___ ITEMS ___

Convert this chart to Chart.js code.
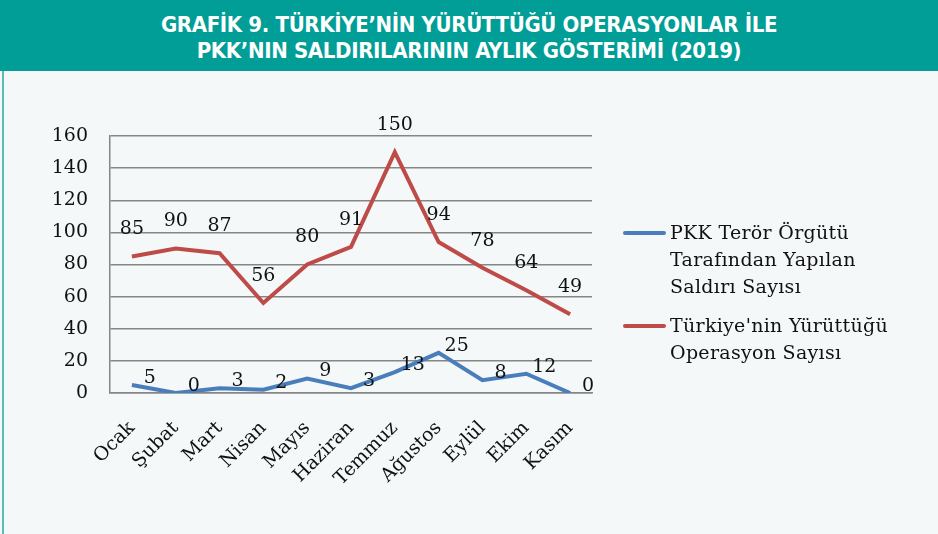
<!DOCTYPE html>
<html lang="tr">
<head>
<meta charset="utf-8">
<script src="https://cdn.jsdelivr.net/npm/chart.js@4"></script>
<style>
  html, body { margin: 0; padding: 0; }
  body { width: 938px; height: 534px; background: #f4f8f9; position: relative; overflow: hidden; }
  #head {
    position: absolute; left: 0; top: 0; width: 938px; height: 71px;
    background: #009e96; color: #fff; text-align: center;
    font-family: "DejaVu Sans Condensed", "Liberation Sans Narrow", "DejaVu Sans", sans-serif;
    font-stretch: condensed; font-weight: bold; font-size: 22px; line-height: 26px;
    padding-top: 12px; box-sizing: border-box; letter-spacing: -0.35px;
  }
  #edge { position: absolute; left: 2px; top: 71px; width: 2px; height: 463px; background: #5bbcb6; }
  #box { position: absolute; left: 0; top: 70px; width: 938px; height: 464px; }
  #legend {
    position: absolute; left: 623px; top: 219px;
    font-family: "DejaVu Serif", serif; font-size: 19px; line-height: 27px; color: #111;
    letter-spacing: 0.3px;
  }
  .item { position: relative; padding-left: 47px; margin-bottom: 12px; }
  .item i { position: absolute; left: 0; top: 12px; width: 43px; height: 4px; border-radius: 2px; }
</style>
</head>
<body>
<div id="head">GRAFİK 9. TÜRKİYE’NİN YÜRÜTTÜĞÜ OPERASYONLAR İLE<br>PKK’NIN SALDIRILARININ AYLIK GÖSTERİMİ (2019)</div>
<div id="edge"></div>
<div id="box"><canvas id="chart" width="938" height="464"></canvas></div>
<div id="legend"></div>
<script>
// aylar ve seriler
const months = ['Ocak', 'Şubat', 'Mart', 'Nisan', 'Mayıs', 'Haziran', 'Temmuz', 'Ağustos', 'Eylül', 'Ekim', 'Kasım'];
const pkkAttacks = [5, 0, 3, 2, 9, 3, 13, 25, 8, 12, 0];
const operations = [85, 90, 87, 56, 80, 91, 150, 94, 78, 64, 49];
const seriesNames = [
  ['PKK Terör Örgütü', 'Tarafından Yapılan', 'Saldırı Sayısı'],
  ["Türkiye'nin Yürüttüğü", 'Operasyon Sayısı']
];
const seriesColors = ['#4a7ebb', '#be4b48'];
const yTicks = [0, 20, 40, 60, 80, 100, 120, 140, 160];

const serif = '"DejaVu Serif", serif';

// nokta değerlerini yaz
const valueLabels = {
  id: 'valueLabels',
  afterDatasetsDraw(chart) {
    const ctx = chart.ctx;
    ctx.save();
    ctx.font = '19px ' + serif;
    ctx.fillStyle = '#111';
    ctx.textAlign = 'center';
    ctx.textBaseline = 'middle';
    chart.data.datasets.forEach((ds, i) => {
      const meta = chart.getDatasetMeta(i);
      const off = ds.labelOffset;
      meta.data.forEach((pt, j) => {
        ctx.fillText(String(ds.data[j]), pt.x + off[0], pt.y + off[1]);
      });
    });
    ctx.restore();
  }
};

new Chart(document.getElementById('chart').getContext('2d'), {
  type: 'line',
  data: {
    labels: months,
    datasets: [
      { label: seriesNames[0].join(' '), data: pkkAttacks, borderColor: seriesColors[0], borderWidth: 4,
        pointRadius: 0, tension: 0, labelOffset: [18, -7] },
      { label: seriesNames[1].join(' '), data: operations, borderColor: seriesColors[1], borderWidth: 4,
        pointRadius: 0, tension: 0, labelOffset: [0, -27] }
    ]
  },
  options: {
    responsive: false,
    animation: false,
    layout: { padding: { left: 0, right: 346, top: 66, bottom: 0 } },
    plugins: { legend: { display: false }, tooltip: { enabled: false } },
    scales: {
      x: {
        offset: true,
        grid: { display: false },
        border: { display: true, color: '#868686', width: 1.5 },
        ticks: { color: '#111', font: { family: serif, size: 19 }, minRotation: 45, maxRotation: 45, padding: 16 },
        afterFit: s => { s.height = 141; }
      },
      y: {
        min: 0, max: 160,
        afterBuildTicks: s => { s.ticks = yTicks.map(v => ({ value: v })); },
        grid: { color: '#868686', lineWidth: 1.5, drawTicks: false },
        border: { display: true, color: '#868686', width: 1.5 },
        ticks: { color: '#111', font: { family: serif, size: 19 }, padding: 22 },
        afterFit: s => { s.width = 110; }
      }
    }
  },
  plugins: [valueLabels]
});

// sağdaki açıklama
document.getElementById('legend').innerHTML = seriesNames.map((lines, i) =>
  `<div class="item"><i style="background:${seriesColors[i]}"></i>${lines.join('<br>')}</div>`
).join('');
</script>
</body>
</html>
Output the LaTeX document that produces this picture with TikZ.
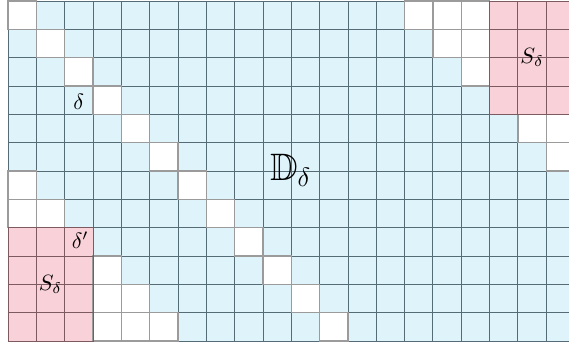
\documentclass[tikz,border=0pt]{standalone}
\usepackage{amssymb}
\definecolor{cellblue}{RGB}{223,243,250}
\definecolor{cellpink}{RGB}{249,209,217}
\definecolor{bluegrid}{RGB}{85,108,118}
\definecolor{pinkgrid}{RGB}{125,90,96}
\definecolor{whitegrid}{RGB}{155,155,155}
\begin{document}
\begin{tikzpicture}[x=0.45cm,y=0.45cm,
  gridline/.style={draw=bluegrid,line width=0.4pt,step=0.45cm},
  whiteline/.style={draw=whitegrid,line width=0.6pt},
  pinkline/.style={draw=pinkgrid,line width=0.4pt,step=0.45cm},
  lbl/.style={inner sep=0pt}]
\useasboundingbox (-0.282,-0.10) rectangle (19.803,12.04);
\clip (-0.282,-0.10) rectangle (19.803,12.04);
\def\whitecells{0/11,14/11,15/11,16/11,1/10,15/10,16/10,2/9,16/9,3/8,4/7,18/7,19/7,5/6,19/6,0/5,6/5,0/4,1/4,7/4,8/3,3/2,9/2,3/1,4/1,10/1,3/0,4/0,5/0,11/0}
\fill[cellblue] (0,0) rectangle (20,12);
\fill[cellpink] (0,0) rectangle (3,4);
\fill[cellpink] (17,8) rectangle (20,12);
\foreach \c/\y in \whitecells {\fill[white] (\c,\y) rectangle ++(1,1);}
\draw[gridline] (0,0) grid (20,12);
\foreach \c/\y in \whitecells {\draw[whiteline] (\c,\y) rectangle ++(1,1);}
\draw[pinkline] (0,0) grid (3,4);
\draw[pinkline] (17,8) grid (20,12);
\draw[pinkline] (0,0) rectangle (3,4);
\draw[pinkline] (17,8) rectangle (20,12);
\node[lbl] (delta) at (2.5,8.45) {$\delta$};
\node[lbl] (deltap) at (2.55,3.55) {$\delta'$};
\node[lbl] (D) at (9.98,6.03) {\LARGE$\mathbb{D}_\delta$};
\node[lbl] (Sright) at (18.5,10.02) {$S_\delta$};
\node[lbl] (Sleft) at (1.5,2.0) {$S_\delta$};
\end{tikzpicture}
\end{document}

___

[SET EXERCISE] Transcribe every entry above exactly. Omit all pictures.

[CORRECT ANSWER]
Convert this chart to Chart.js code.
<!DOCTYPE html>
<html lang="tr">
<head>
<meta charset="utf-8">
<script src="https://cdn.jsdelivr.net/npm/chart.js@4"></script>
<style>
  html, body { margin: 0; padding: 0; }
  body { width: 938px; height: 534px; background: #f4f8f9; position: relative; overflow: hidden; }
  #head {
    position: absolute; left: 0; top: 0; width: 938px; height: 71px;
    background: #009e96; color: #fff; text-align: center;
    font-family: "DejaVu Sans Condensed", "Liberation Sans Narrow", "DejaVu Sans", sans-serif;
    font-stretch: condensed; font-weight: bold; font-size: 22px; line-height: 26px;
    padding-top: 12px; box-sizing: border-box; letter-spacing: -0.35px;
  }
  #edge { position: absolute; left: 2px; top: 71px; width: 2px; height: 463px; background: #5bbcb6; }
  #box { position: absolute; left: 0; top: 70px; width: 938px; height: 464px; }
  #legend {
    position: absolute; left: 623px; top: 219px;
    font-family: "DejaVu Serif", serif; font-size: 19px; line-height: 27px; color: #111;
    letter-spacing: 0.3px;
  }
  .item { position: relative; padding-left: 47px; margin-bottom: 12px; }
  .item i { position: absolute; left: 0; top: 12px; width: 43px; height: 4px; border-radius: 2px; }
</style>
</head>
<body>
<div id="head">GRAFİK 9. TÜRKİYE’NİN YÜRÜTTÜĞÜ OPERASYONLAR İLE<br>PKK’NIN SALDIRILARININ AYLIK GÖSTERİMİ (2019)</div>
<div id="edge"></div>
<div id="box"><canvas id="chart" width="938" height="464"></canvas></div>
<div id="legend"></div>
<script>
// aylar ve seriler
const months = ['Ocak', 'Şubat', 'Mart', 'Nisan', 'Mayıs', 'Haziran', 'Temmuz', 'Ağustos', 'Eylül', 'Ekim', 'Kasım'];
const pkkAttacks = [5, 0, 3, 2, 9, 3, 13, 25, 8, 12, 0];
const operations = [85, 90, 87, 56, 80, 91, 150, 94, 78, 64, 49];
const seriesNames = [
  ['PKK Terör Örgütü', 'Tarafından Yapılan', 'Saldırı Sayısı'],
  ["Türkiye'nin Yürüttüğü", 'Operasyon Sayısı']
];
const seriesColors = ['#4a7ebb', '#be4b48'];
const yTicks = [0, 20, 40, 60, 80, 100, 120, 140, 160];

const serif = '"DejaVu Serif", serif';

// nokta değerlerini yaz
const valueLabels = {
  id: 'valueLabels',
  afterDatasetsDraw(chart) {
    const ctx = chart.ctx;
    ctx.save();
    ctx.font = '19px ' + serif;
    ctx.fillStyle = '#111';
    ctx.textAlign = 'center';
    ctx.textBaseline = 'middle';
    chart.data.datasets.forEach((ds, i) => {
      const meta = chart.getDatasetMeta(i);
      const off = ds.labelOffset;
      meta.data.forEach((pt, j) => {
        ctx.fillText(String(ds.data[j]), pt.x + off[0], pt.y + off[1]);
      });
    });
    ctx.restore();
  }
};

new Chart(document.getElementById('chart').getContext('2d'), {
  type: 'line',
  data: {
    labels: months,
    datasets: [
      { label: seriesNames[0].join(' '), data: pkkAttacks, borderColor: seriesColors[0], borderWidth: 4,
        pointRadius: 0, tension: 0, labelOffset: [18, -7] },
      { label: seriesNames[1].join(' '), data: operations, borderColor: seriesColors[1], borderWidth: 4,
        pointRadius: 0, tension: 0, labelOffset: [0, -27] }
    ]
  },
  options: {
    responsive: false,
    animation: false,
    layout: { padding: { left: 0, right: 346, top: 66, bottom: 0 } },
    plugins: { legend: { display: false }, tooltip: { enabled: false } },
    scales: {
      x: {
        offset: true,
        grid: { display: false },
        border: { display: true, color: '#868686', width: 1.5 },
        ticks: { color: '#111', font: { family: serif, size: 19 }, minRotation: 45, maxRotation: 45, padding: 16 },
        afterFit: s => { s.height = 141; }
      },
      y: {
        min: 0, max: 160,
        afterBuildTicks: s => { s.ticks = yTicks.map(v => ({ value: v })); },
        grid: { color: '#868686', lineWidth: 1.5, drawTicks: false },
        border: { display: true, color: '#868686', width: 1.5 },
        ticks: { color: '#111', font: { family: serif, size: 19 }, padding: 22 },
        afterFit: s => { s.width = 110; }
      }
    }
  },
  plugins: [valueLabels]
});

// sağdaki açıklama
document.getElementById('legend').innerHTML = seriesNames.map((lines, i) =>
  `<div class="item"><i style="background:${seriesColors[i]}"></i>${lines.join('<br>')}</div>`
).join('');
</script>
</body>
</html>
Output the LaTeX document that produces this picture with TikZ.
\documentclass[tikz,border=0pt]{standalone}
\usepackage{amssymb}
\definecolor{cellblue}{RGB}{223,243,250}
\definecolor{cellpink}{RGB}{249,209,217}
\definecolor{bluegrid}{RGB}{85,108,118}
\definecolor{pinkgrid}{RGB}{125,90,96}
\definecolor{whitegrid}{RGB}{155,155,155}
\begin{document}
\begin{tikzpicture}[x=0.45cm,y=0.45cm,
  gridline/.style={draw=bluegrid,line width=0.4pt,step=0.45cm},
  whiteline/.style={draw=whitegrid,line width=0.6pt},
  pinkline/.style={draw=pinkgrid,line width=0.4pt,step=0.45cm},
  lbl/.style={inner sep=0pt}]
\useasboundingbox (-0.282,-0.10) rectangle (19.803,12.04);
\clip (-0.282,-0.10) rectangle (19.803,12.04);
\def\whitecells{0/11,14/11,15/11,16/11,1/10,15/10,16/10,2/9,16/9,3/8,4/7,18/7,19/7,5/6,19/6,0/5,6/5,0/4,1/4,7/4,8/3,3/2,9/2,3/1,4/1,10/1,3/0,4/0,5/0,11/0}
\fill[cellblue] (0,0) rectangle (20,12);
\fill[cellpink] (0,0) rectangle (3,4);
\fill[cellpink] (17,8) rectangle (20,12);
\foreach \c/\y in \whitecells {\fill[white] (\c,\y) rectangle ++(1,1);}
\draw[gridline] (0,0) grid (20,12);
\foreach \c/\y in \whitecells {\draw[whiteline] (\c,\y) rectangle ++(1,1);}
\draw[pinkline] (0,0) grid (3,4);
\draw[pinkline] (17,8) grid (20,12);
\draw[pinkline] (0,0) rectangle (3,4);
\draw[pinkline] (17,8) rectangle (20,12);
\node[lbl] (delta) at (2.5,8.45) {$\delta$};
\node[lbl] (deltap) at (2.55,3.55) {$\delta'$};
\node[lbl] (D) at (9.98,6.03) {\LARGE$\mathbb{D}_\delta$};
\node[lbl] (Sright) at (18.5,10.02) {$S_\delta$};
\node[lbl] (Sleft) at (1.5,2.0) {$S_\delta$};
\end{tikzpicture}
\end{document}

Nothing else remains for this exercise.